Hybrid between DC and DB funds.
* Notional DC or cash-balance fund
* Combination hybrids: combination of less generous DB plan and a DC plan
* Sequential hybrids: members start off in DC plan and move to DB plan
* Underpins: DC plans where members receive a DB-type pension guarantee
What types of retirement funds do you get?
Defined contribution
Defined benefit
Hybrids
Collective defined contributions fund or defined ambition fund
What is a cash-balance fund?
- Member (and employer) contributes money to fund but money grows based on notional interest rate (not based on actual investment).
- Unlike a pure DC funds, where you can see your own baalnce, everyone’s contributions are pooled together.
- At retirement, you get what you contributed plus the notional growth
What is a defined ambition fund?
- The benefit amount is defined, and fund sets a contribution rate to reach that.

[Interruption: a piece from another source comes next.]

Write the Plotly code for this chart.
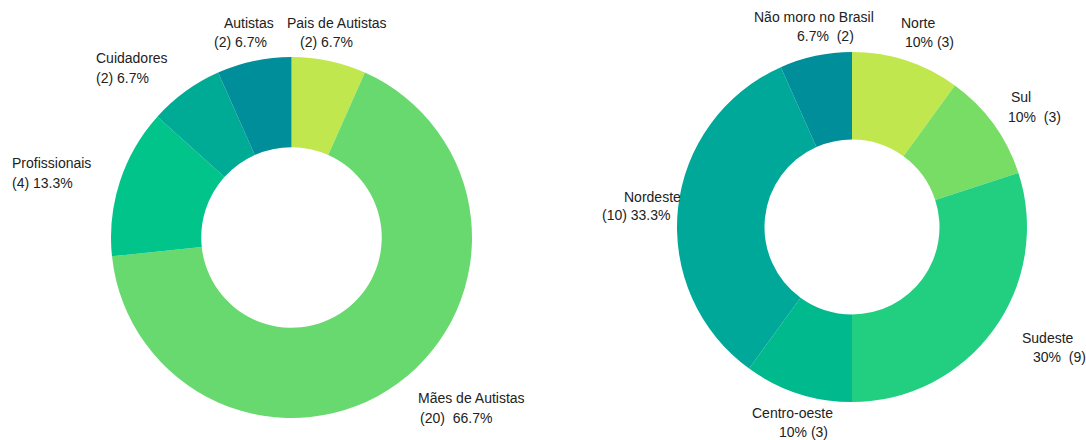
import plotly.graph_objects as go

# ---- data ----
grp_labels = ["Pais de Autistas", "Mães de Autistas", "Profissionais", "Cuidadores", "Autistas"]
grp_values = [2, 20, 4, 2, 2]
grp_colors = ["#c0e84e", "#68d96e", "#00c48a", "#00ab96", "#008f9a"]
grp_fmt = ["({n}) {p}", "({n})  {p}", "({n}) {p}", "({n}) {p}", "({n}) {p}"]

reg_labels = ["Norte", "Sul", "Sudeste", "Centro-oeste", "Nordeste", "Não moro no Brasil"]
reg_values = [3, 3, 9, 3, 10, 2]
reg_colors = ["#c0e84e", "#78dd64", "#22cf80", "#00b98c", "#00a89a", "#008f9a"]
reg_fmt = ["{p} ({n})", "{p}  ({n})", "{p}  ({n})", "{p} ({n})", "({n}) {p}", "{p}  ({n})"]

W, H = 1086, 440

# label line positions in pixels: (left x, y of line1, left x line2, y of line2)
grp_pos = [(285, 23, 298, 42), (416, 398, 418, 418), (10, 163, 10, 183),
           (94, 58, 94, 78), (222, 23, 212, 42)]
reg_pos = [(899, 23, 903, 42), (1009, 97, 1006, 117), (1020, 338, 1031, 357),
           (750, 413, 777, 432), (622, 197, 600, 215), (752, 17, 795, 36)]


def pct(v, tot):
    s = f"{100 * v / tot:.1f}"
    if s.endswith(".0"):
        s = s[:-2]
    return s + "%"


def dom(x0, x1, yc, r):
    return dict(x=[x0 / W, x1 / W], y=[(H - yc - r) / H, (H - yc + r) / H])


fig = go.Figure()
fig.add_trace(go.Pie(labels=grp_labels, values=grp_values, hole=0.5, sort=False,
                     direction="clockwise", rotation=0, textinfo="none",
                     marker=dict(colors=grp_colors, line=dict(width=0)),
                     domain=dom(111, 472, 237.5, 180.5), showlegend=False))
fig.add_trace(go.Pie(labels=reg_labels, values=reg_values, hole=0.5, sort=False,
                     direction="clockwise", rotation=0, textinfo="none",
                     marker=dict(colors=reg_colors, line=dict(width=0)),
                     domain=dom(677, 1027, 227, 175), showlegend=False))

anns = []
font = dict(family="Liberation Sans, Arial, sans-serif", size=14, color="#222222")
for labels, values, fmts, poss in [(grp_labels, grp_values, grp_fmt, grp_pos),
                                   (reg_labels, reg_values, reg_fmt, reg_pos)]:
    tot = sum(values)
    for lab, v, f, (x1, y1, x2, y2) in zip(labels, values, fmts, poss):
        anns.append(dict(text=lab, x=x1 / W, y=1 - y1 / H, xref="paper", yref="paper",
                         xanchor="left", yanchor="middle", showarrow=False, font=font))
        anns.append(dict(text=f.format(n=v, p=pct(v, tot)), x=x2 / W, y=1 - y2 / H,
                         xref="paper", yref="paper", xanchor="left", yanchor="middle",
                         showarrow=False, font=font))

fig.update_layout(width=W, height=H, margin=dict(l=0, r=0, t=0, b=0),
                  paper_bgcolor="white", plot_bgcolor="white", annotations=anns)
fig.write_html("out.html")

- If investment doesn’t do as well as planned, then fund can change the contribution rate.
- Works the same as DB funds, minus the sponsor who gives security if things go wrong.
- Younger members are take on more risk because they may have to cover shortfalls if investments don’t perform well.
DC fund: What benefits might you be paid on resignation, retrenchment or dismissal?
- Return of member contributions
- Return of member contributions plus (fund or pre-determined) interest or return
- Return of member and employer contributions
- Return of member and employer contributions plus (fund or pre-determined) interest or return
- Deferred pension payable from normal retirement date
- Lump sum equal to value of deferred pension
- Lump sum equal to reserve held in the fund
- Statutory calculated minimum benefit
Why might member receive smaller pension than expected from DC fund?
Lower contributions than expected:
* Break in service
* Salary growth lower than expected
* Shorter service period than expected
* Premium of risk benefits may have increased, causing decrease in contribution rate
Lower investment returns than expected
* Low capital growth or investment income
* Fall in market value of assets close to retirement
Lower annuity rates than expected:
* Fall in bond yields (lower i means lower annuity rates)
* Larger than expected increase in longevity assumptions
* Increased margins by providers
When is income drawdown approach preferable?
- Don’t qualify for impaired life annuity
- Annuity rates are poor
- Have spouse with whom they can pool longevity risk
- They have depedents to pass on excess funds to
Waiting period vs. deferred period
Waiting period: period between policy commencement and point in time when cover starts
Deferred period: period between benefit event date and date benefit starts.
Why shift from stand-alone to umbrella funds?
- Because the employer is less involved with the operation of an umbrella fund, they have more time to focus on their core business.
- Umbrella funds have become more sophisticated over time, often offering the features of stand-alone funds. These features include available investment portfolios, member investment choice and member communication.
- Due to their size, these umbrella funds can offer a wider range of benefit and investment options for members than a typical stand-alone fund.
- Due to their size and standard architecture, umbrella funds can offer the benefits at a lower cost to the employer and its members.
- Increased regulation of retirement funds means that trustees spend more time on governance issues.
- Increased regulation also increases the risks to the trustees. As the employer does not have representation on the board of trustees in an umbrella fund, they avoid these risks.
- In an umbrella fund, professional trustees deal with these issues while a participating employer can focus on the benefit package.
Why is the demand for life annuities small?
No need because there’s already stat pensions
Worried insurers won’t continue to be credit worthy and don’t trust them in general
Seems like poor value for money especially if you have a heavy expected mortality
If individual worried about consumption shocks in retirement annuity may not provide income they need at the time
May be a desire to leave bequest or inheritance. Annuities can have guarantee period so loved one paid if you die during that period or can be joint life.